Question
Newsome Company manufactures one product. Its variable manufacturing overhead is applied to production based on direct labor-hours and its standard cost card per unit is
Newsome Company manufactures one product. Its variable manufacturing overhead is applied to production based on direct labor-hours and its standard cost card per unit is as follows:
- Direct materials per unit: 7 pounds at $10 per pound - Direct labor per unit: 3 hours at $14 per hour - Variable overhead: 3 hours at $6 per hour
The planning budget for March 2019 was based on producing and selling 35,000 units. However, during March the company actually produced and sold 32,000 units and incurred the following costs:
(a) Purchased 245,000 pounds of raw materials at a cost of $9.50 per pound.
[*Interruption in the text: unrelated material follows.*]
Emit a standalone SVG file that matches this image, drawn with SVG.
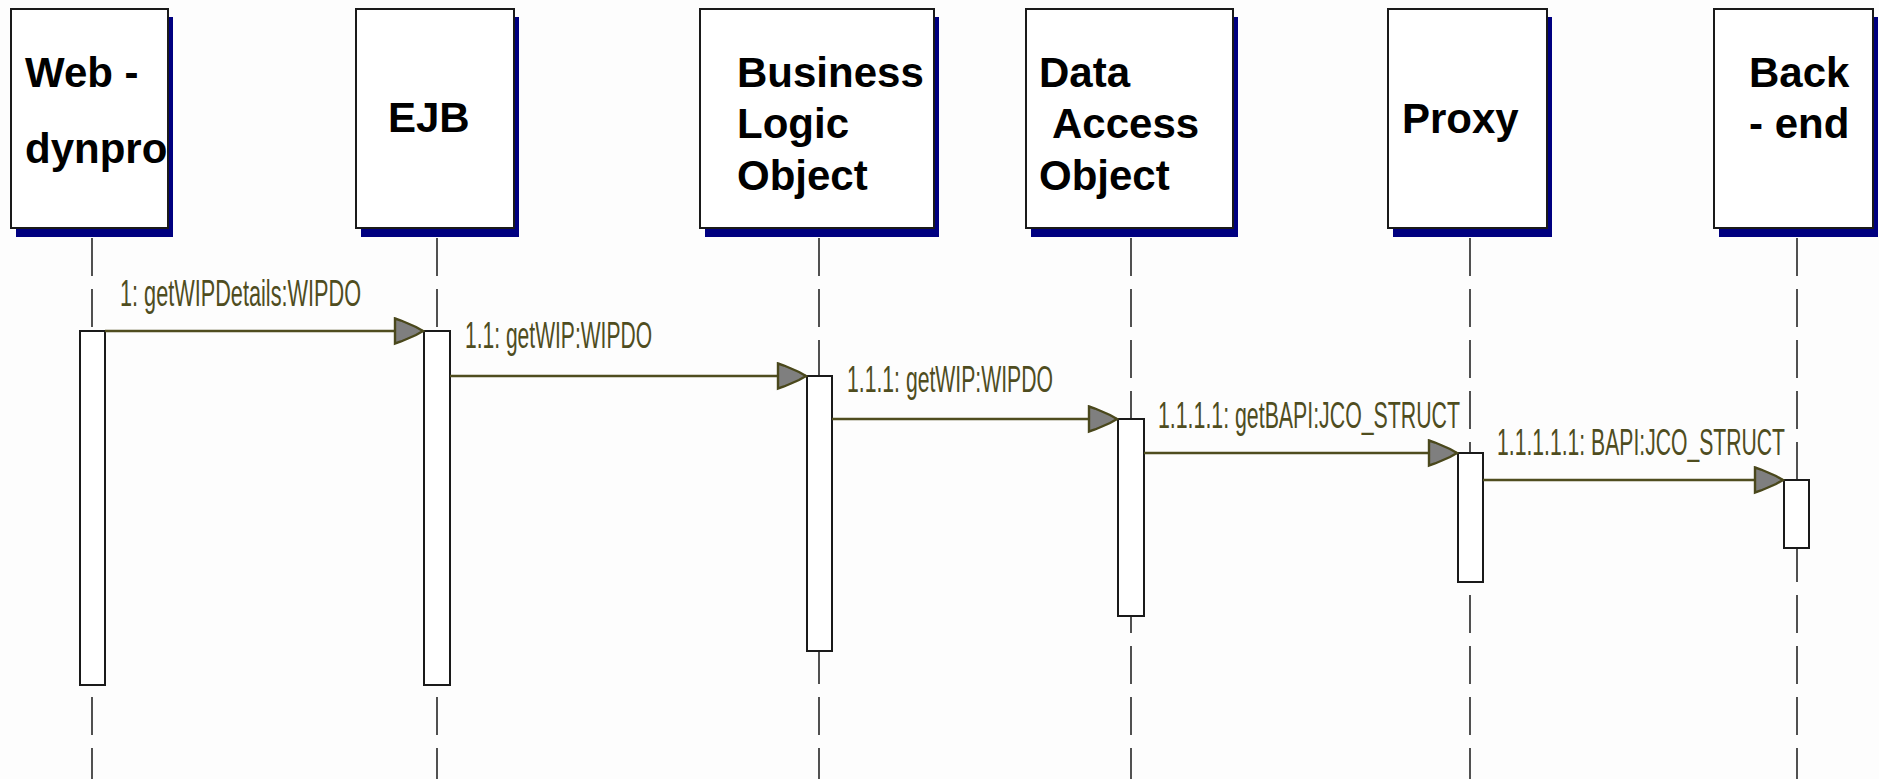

All of this material was used in production.
(b) Direct laborers worked 102,400 hours at a rate of $14.50 per hour
(c) Total variable manufacturing overhead for the month was $580,000
(d) Total advertising expenses were $210,000. Total sales expenses were $455,000. Total shipping expenses were $115,000.
WHAT TO DO: Prepare three budgets:
A Planning Budget at 35,000 units.
A Flexible budget at 32,000 units.
An Actual Results Budget at 32,000.
Use only the data given above (i.e. the sales price per unit is not known).